Quelle: © Zeiss Archiv
KC87
Der KC87 war ein von der Firma Robotron gebauter Computer, der sowohl als Heimcomputer als auch in der Ausbildung von Schülern und Studenten genutzt wurde. In der Industrie wurde er für die Erfassung, Anzeige und Verarbeitung von Messwerten sowie die Simulation und Funktionsprüfung von elektronischen Baugruppen eingesetzt. Er war mit einem Z80-kompatiblen 8-Bit-Prozessor ausgestattet.
Über eine Reihe von Schnittstellen konnte zusätzliche Hardware an den KC87 angeschlossen werden, so u.a. auch ein oder zwei Joysticks. Dazu konnte man einen von der Firma Robotron hergestellten Joystick erwerben. Gleichzeitig existierten aber auch Bastelanleitungen zum Selbstbau. Ein weiterhin eingebauter Modulschacht enthielt Steckplätze für bis zu vier Erweiterungsmodule für zusätzliche Hardware. Zur Bildausgabe wurde ein Fernsehgerät angeschlossen. Die zwei Varianten KC 87.20 und KC 87.21 verfügten über eine Konfigurationsmöglichkeit im eingebauten BASIC separat erhältliche Vollgrafikbaugruppe anzusteuern.

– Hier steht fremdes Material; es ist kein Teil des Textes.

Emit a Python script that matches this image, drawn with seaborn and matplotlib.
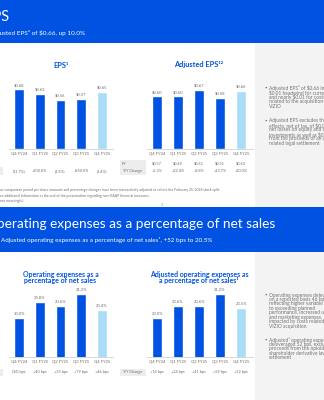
import matplotlib
matplotlib.use("Agg")
import matplotlib.pyplot as plt
import matplotlib.transforms as mtrans
from matplotlib.patches import Rectangle
import seaborn as sns
import pandas as pd

sns.set_theme(style="white")
plt.rcParams['font.family'] = ['Lato', 'DejaVu Sans']

# ---------------- data ----------------
quarters = ["Q4 FY24", "Q1 FY25", "Q2 FY25", "Q3 FY25", "Q4 FY25"]
eps = [0.68, 0.63, 0.56, 0.57, 0.65]
eps_yoy = ["(11.7%)", "+300.0%", "(4.3%)", "+850.0%", "(4.4%)"]
adj_eps = [0.60, 0.60, 0.67, 0.58, 0.66]
adj_eps_py = ["$0.57", "$0.49", "$0.61", "$0.51", "$0.60"]
adj_eps_yoy = ["+5.3%", "+22.4%", "+9.8%", "+13.7%", "+10.0%"]
opex = [20.0, 20.8, 20.6, 21.2, 20.4]
opex_yoy = ["(36) bps", "+40 bps", "+35 bps", "+79 bps", "+46 bps"]
adj_opex = [20.0, 20.6, 20.6, 21.2, 20.5]
adj_opex_yoy = ["+16 bps", "+24 bps", "+41 bps", "+59 bps", "+52 bps"]

BLUE = "#0053E2"
LIGHT = "#A9DDF7"
GRAY_TXT = "#6E6E73"
PANEL_TXT = "#727277"
PANEL = "#F3F3F3"

W, H = 324, 400
fig = plt.figure(figsize=(W / 100, H / 100), dpi=100)
fig.patch.set_facecolor("white")


def fx(x):
    return x / W


def fy(y):
    return 1 - y / H


def rect(x0, y0, x1, y1, color, z=0):
    fig.patches.append(Rectangle((fx(x0), fy(y1)), (x1 - x0) / W, (y1 - y0) / H,
                                 transform=fig.transFigure, facecolor=color,
                                 edgecolor="none", zorder=z))


def ftext(x, y, s, **kw):
    fig.text(fx(x), fy(y), s, **kw)


# ---------------- backgrounds ----------------
rect(0, 0, W, 43, BLUE)
rect(255, 43, W, 207, PANEL)
rect(0, 207, W, 252, BLUE)
rect(255, 252, W, H, PANEL)

# header texts (the slide is cropped at the left edge, as in the reference)
ftext(10, 17, "EPS", ha="right", va="center", color="white", fontsize=10.5)
ftext(85, 33, "Adjusted EPS² of $0.66, up 10.0%", ha="right", va="center",
      color="white", fontsize=4.6)
ftext(275, 224, "Operating expenses as a percentage of net sales", ha="right",
      va="center", color="white", fontsize=9.85)
ftext(212, 240, "Adjusted operating expenses as a percentage of net sales¹, +52 bps to 20.5%",
      ha="right", va="center", color="white", fontsize=4.5)

# footnotes
ftext(220, 190, "¹ Prior comparison period per share amounts and percentage changes have been "
      "retroactively adjusted to reflect the February 25, 2024 stock split.",
      ha="right", va="center", color=GRAY_TXT, fontsize=2.5)
ftext(150, 196, "² See additional information at the end of the presentation regarding "
      "non-GAAP financial measures.", ha="right", va="center", color=GRAY_TXT, fontsize=2.5)
ftext(23, 201, "nm - not meaningful", ha="right", va="center", color=GRAY_TXT, fontsize=2.5)
ftext(162, 205, "3", ha="center", va="center", color=GRAY_TXT, fontsize=2.5)


# right panel bullets (cropped at the right edge, as in the reference)
def bullets(x, y, items, step, gap):
    yy = y
    for item in items:
        ftext(x - 4.5, yy, "•", ha="left", va="center", color=PANEL_TXT, fontsize=3.2)
        for line in item:
            ftext(x, yy, line, ha="left", va="center", color=PANEL_TXT, fontsize=3.5)
            yy += step
        yy += gap


bullets(269, 88, [["Adjusted EPS² of $0.66 included a", "$0.01 headwind for currency",
                   "and nearly $0.01 for costs", "related to the acquisition of", "VIZIO"],
                  ["Adjusted EPS excludes the", "effects, net of tax, of $0.01 of",
                   "net losses on equity and other", "investments as well as $0.03",
                   "from the proceeds of an opioid", "related legal settlement"]],
        4.6, 9.5)
bullets(269, 295, [["Operating expenses deleveraged", "on a reported basis 46 bps,",
                    "reflecting higher variable pay due", "to exceeding planned",
                    "performance, increased usage", "and marketing expenses,",
                    "impacted by costs related to the", "VIZIO acquisition"],
                   ["Adjusted¹ operating expenses", "deleveraged 52 bps, excluding",
                    "proceeds from the opioid", "shareholder derivative lawsuit",
                    "settlement"]],
        4.45, 9.4)


# ---------------- charts ----------------
def chart(c0, unit, top, base, ymin, scale, values, fmt, title, title_y, tsize):
    left = c0 - 0.5 * unit
    right = c0 + 4.55 * unit
    ax = fig.add_axes([fx(left), fy(base), (right - left) / W, (base - top) / H])
    df = pd.DataFrame({"q": quarters, "v": values})
    sns.barplot(data=df, x="q", y="v", color=BLUE, width=0.48, ax=ax,
                saturation=1, errorbar=None)
    bars = ax.containers[0]
    bars[-1].set_facecolor(LIGHT)
    ax.set_xlim(-0.5, 4.55)
    ax.set_ylim(ymin, ymin + (base - top) / scale)
    ax.bar_label(bars, labels=[fmt(v) for v in values], padding=1.5,
                 fontsize=3, color=GRAY_TXT)
    for s in ["top", "left", "right"]:
        ax.spines[s].set_visible(False)
    ax.spines["bottom"].set_color("#C8C8C8")
    ax.spines["bottom"].set_linewidth(0.5)
    ax.set_xlabel("")
    ax.set_ylabel("")
    ax.set_yticks([])
    ax.tick_params(axis="x", length=0, pad=1.5, labelsize=3, labelcolor=GRAY_TXT)
    ax.patch.set_alpha(0)
    ftext(c0 + 2 * unit, title_y, title, ha="center", va="center", color=BLUE,
          fontsize=tsize, fontweight="bold", linespacing=1.0)
    return ax


def row(ax, y, labels):
    tr = mtrans.blended_transform_factory(ax.transData, fig.transFigure)
    for i, s in enumerate(labels):
        ax.text(i, fy(y), s, transform=tr, ha="center", va="center",
                fontsize=2.8, color=GRAY_TXT)


def row_label(x_right, y0, y1, lines):
    rect(x_right - 26, y0, x_right, y1, "#EDEDED")
    for (yy, s) in lines:
        ftext(x_right - 24, yy, s, ha="left", va="center", fontsize=2.8, color=GRAY_TXT)


ax1 = chart(19, 20.75, 75, 149, 0, 88, eps, lambda v: f"${v:.2f}", "EPS¹", 65, 5.3)
ax2 = chart(157, 21, 75, 149, 0, 88, adj_eps, lambda v: f"${v:.2f}",
            "Adjusted EPS¹²", 65, 5.3)
ax3 = chart(19, 20.75, 287, 357, 18.05, 20, opex, lambda v: f"{v:.1f}%",
            "Operating expenses as a\npercentage of net sales", 277.5, 5.0)
ax4 = chart(157, 21, 287, 357, 18.05, 20, adj_opex, lambda v: f"{v:.1f}%",
            "Adjusted operating expenses as\na percentage of net sales¹", 277.5, 5.0)

row_label(3, 167.5, 175, [(171, "Y/Y Change")])
row(ax1, 171, eps_yoy)
row_label(146, 160, 175, [(164, "PY"), (171, "Y/Y Change")])
row(ax2, 164, adj_eps_py)
row(ax2, 171, adj_eps_yoy)
row_label(3, 368.5, 376, [(372, "Y/Y Change")])
row(ax3, 372, opex_yoy)
row_label(146, 368.5, 376, [(372, "Y/Y Change")])
row(ax4, 372, adj_opex_yoy)

fig.savefig("out.png", dpi=100)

Der Preis für die Schwarz-Weiß-Version belief sich zu Anfang auf 3005 Mark, die Farbversion kostete 3390 Mark. Die Programmierung erfolgte über die Programmiersprachen BASIC und Assembler. Diese mussten von Kassette oder von einem Steckmodul geladen werden. Robotron bot vor allem einfache Spiele sowie Programme für den Bildungsbereich an. Durch Hobby-Programmierer entstand eine Vielzahl neuer Spiele.